*** Data provided
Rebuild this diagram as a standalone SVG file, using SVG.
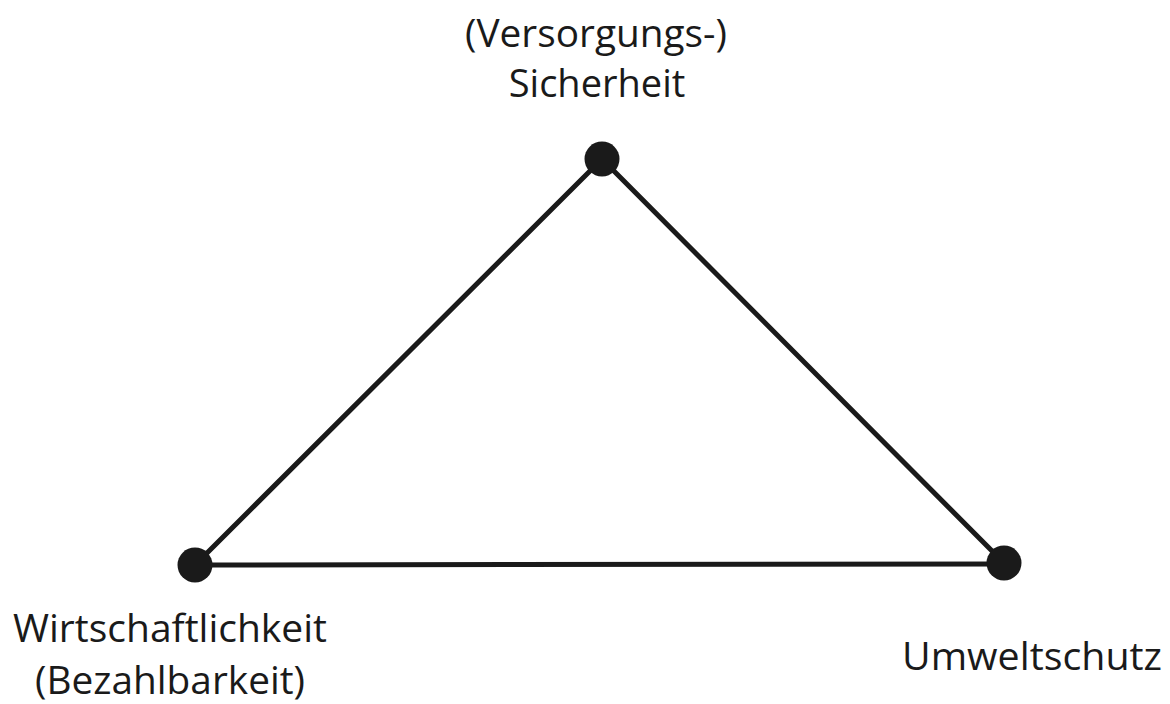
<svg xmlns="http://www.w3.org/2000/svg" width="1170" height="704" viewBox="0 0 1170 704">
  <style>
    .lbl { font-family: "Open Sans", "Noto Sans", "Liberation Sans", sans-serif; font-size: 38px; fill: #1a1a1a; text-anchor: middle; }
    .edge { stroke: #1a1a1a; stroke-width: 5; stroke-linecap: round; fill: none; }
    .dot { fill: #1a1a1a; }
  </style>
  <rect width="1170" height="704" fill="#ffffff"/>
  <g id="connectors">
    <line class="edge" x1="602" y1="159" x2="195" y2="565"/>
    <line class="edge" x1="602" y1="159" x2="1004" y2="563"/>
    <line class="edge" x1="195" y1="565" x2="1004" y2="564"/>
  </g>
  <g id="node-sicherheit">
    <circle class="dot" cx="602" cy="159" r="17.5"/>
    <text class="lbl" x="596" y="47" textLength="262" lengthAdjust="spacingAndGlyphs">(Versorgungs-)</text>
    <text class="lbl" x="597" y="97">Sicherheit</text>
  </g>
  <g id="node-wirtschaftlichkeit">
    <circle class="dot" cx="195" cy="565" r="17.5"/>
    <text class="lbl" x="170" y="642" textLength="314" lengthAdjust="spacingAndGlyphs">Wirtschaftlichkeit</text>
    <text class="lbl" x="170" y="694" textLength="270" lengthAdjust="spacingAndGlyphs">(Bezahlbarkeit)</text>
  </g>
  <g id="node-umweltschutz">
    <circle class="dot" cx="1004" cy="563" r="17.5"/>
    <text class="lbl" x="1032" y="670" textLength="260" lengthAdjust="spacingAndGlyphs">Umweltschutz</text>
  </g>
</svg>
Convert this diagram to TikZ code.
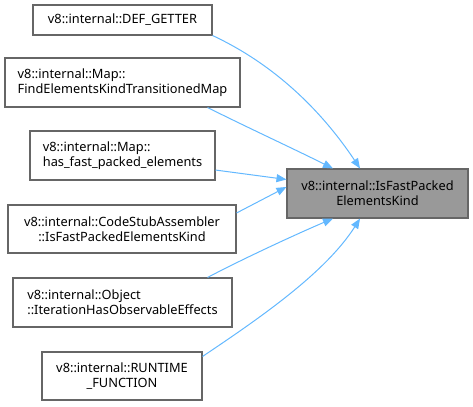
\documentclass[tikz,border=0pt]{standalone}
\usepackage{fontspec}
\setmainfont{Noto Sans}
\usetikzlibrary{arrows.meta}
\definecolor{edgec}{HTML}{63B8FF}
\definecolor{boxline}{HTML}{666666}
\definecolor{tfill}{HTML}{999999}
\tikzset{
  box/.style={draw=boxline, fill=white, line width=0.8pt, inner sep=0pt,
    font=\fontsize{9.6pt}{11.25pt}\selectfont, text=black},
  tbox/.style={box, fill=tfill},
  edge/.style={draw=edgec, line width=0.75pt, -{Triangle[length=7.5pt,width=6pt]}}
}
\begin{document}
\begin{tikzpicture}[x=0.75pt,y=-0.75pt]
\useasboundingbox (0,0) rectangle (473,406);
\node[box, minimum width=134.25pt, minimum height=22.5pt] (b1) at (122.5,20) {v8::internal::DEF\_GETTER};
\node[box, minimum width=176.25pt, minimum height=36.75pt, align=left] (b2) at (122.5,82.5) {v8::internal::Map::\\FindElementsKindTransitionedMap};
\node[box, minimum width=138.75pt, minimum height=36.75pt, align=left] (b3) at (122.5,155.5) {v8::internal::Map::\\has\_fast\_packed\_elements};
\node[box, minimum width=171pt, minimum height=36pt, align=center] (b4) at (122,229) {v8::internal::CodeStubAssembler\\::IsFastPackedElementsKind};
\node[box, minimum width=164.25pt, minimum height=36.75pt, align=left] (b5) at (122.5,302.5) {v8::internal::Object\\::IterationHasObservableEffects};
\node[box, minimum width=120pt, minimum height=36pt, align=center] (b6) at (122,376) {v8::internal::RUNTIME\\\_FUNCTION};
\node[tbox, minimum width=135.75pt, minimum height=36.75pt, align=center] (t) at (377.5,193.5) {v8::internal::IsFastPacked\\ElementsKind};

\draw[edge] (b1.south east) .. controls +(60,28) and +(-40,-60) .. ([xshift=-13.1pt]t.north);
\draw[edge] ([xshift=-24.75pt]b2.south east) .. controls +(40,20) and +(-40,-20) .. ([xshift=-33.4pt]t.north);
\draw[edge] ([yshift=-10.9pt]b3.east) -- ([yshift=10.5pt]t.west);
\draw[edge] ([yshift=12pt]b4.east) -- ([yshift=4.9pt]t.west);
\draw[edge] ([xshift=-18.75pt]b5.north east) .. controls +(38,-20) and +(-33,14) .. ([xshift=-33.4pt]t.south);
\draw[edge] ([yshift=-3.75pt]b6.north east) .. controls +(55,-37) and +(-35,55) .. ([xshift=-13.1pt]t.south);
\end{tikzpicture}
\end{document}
******
# What you will do
Restate the whole of the material word for word without the pictures.

# Expected answer
Rebuild this diagram as a standalone SVG file, using SVG.
<svg xmlns="http://www.w3.org/2000/svg" width="1170" height="704" viewBox="0 0 1170 704">
  <style>
    .lbl { font-family: "Open Sans", "Noto Sans", "Liberation Sans", sans-serif; font-size: 38px; fill: #1a1a1a; text-anchor: middle; }
    .edge { stroke: #1a1a1a; stroke-width: 5; stroke-linecap: round; fill: none; }
    .dot { fill: #1a1a1a; }
  </style>
  <rect width="1170" height="704" fill="#ffffff"/>
  <g id="connectors">
    <line class="edge" x1="602" y1="159" x2="195" y2="565"/>
    <line class="edge" x1="602" y1="159" x2="1004" y2="563"/>
    <line class="edge" x1="195" y1="565" x2="1004" y2="564"/>
  </g>
  <g id="node-sicherheit">
    <circle class="dot" cx="602" cy="159" r="17.5"/>
    <text class="lbl" x="596" y="47" textLength="262" lengthAdjust="spacingAndGlyphs">(Versorgungs-)</text>
    <text class="lbl" x="597" y="97">Sicherheit</text>
  </g>
  <g id="node-wirtschaftlichkeit">
    <circle class="dot" cx="195" cy="565" r="17.5"/>
    <text class="lbl" x="170" y="642" textLength="314" lengthAdjust="spacingAndGlyphs">Wirtschaftlichkeit</text>
    <text class="lbl" x="170" y="694" textLength="270" lengthAdjust="spacingAndGlyphs">(Bezahlbarkeit)</text>
  </g>
  <g id="node-umweltschutz">
    <circle class="dot" cx="1004" cy="563" r="17.5"/>
    <text class="lbl" x="1032" y="670" textLength="260" lengthAdjust="spacingAndGlyphs">Umweltschutz</text>
  </g>
</svg>
Convert this diagram to TikZ code.
\documentclass[tikz,border=0pt]{standalone}
\usepackage{fontspec}
\setmainfont{Noto Sans}
\usetikzlibrary{arrows.meta}
\definecolor{edgec}{HTML}{63B8FF}
\definecolor{boxline}{HTML}{666666}
\definecolor{tfill}{HTML}{999999}
\tikzset{
  box/.style={draw=boxline, fill=white, line width=0.8pt, inner sep=0pt,
    font=\fontsize{9.6pt}{11.25pt}\selectfont, text=black},
  tbox/.style={box, fill=tfill},
  edge/.style={draw=edgec, line width=0.75pt, -{Triangle[length=7.5pt,width=6pt]}}
}
\begin{document}
\begin{tikzpicture}[x=0.75pt,y=-0.75pt]
\useasboundingbox (0,0) rectangle (473,406);
\node[box, minimum width=134.25pt, minimum height=22.5pt] (b1) at (122.5,20) {v8::internal::DEF\_GETTER};
\node[box, minimum width=176.25pt, minimum height=36.75pt, align=left] (b2) at (122.5,82.5) {v8::internal::Map::\\FindElementsKindTransitionedMap};
\node[box, minimum width=138.75pt, minimum height=36.75pt, align=left] (b3) at (122.5,155.5) {v8::internal::Map::\\has\_fast\_packed\_elements};
\node[box, minimum width=171pt, minimum height=36pt, align=center] (b4) at (122,229) {v8::internal::CodeStubAssembler\\::IsFastPackedElementsKind};
\node[box, minimum width=164.25pt, minimum height=36.75pt, align=left] (b5) at (122.5,302.5) {v8::internal::Object\\::IterationHasObservableEffects};
\node[box, minimum width=120pt, minimum height=36pt, align=center] (b6) at (122,376) {v8::internal::RUNTIME\\\_FUNCTION};
\node[tbox, minimum width=135.75pt, minimum height=36.75pt, align=center] (t) at (377.5,193.5) {v8::internal::IsFastPacked\\ElementsKind};

\draw[edge] (b1.south east) .. controls +(60,28) and +(-40,-60) .. ([xshift=-13.1pt]t.north);
\draw[edge] ([xshift=-24.75pt]b2.south east) .. controls +(40,20) and +(-40,-20) .. ([xshift=-33.4pt]t.north);
\draw[edge] ([yshift=-10.9pt]b3.east) -- ([yshift=10.5pt]t.west);
\draw[edge] ([yshift=12pt]b4.east) -- ([yshift=4.9pt]t.west);
\draw[edge] ([xshift=-18.75pt]b5.north east) .. controls +(38,-20) and +(-33,14) .. ([xshift=-33.4pt]t.south);
\draw[edge] ([yshift=-3.75pt]b6.north east) .. controls +(55,-37) and +(-35,55) .. ([xshift=-13.1pt]t.south);
\end{tikzpicture}
\end{document}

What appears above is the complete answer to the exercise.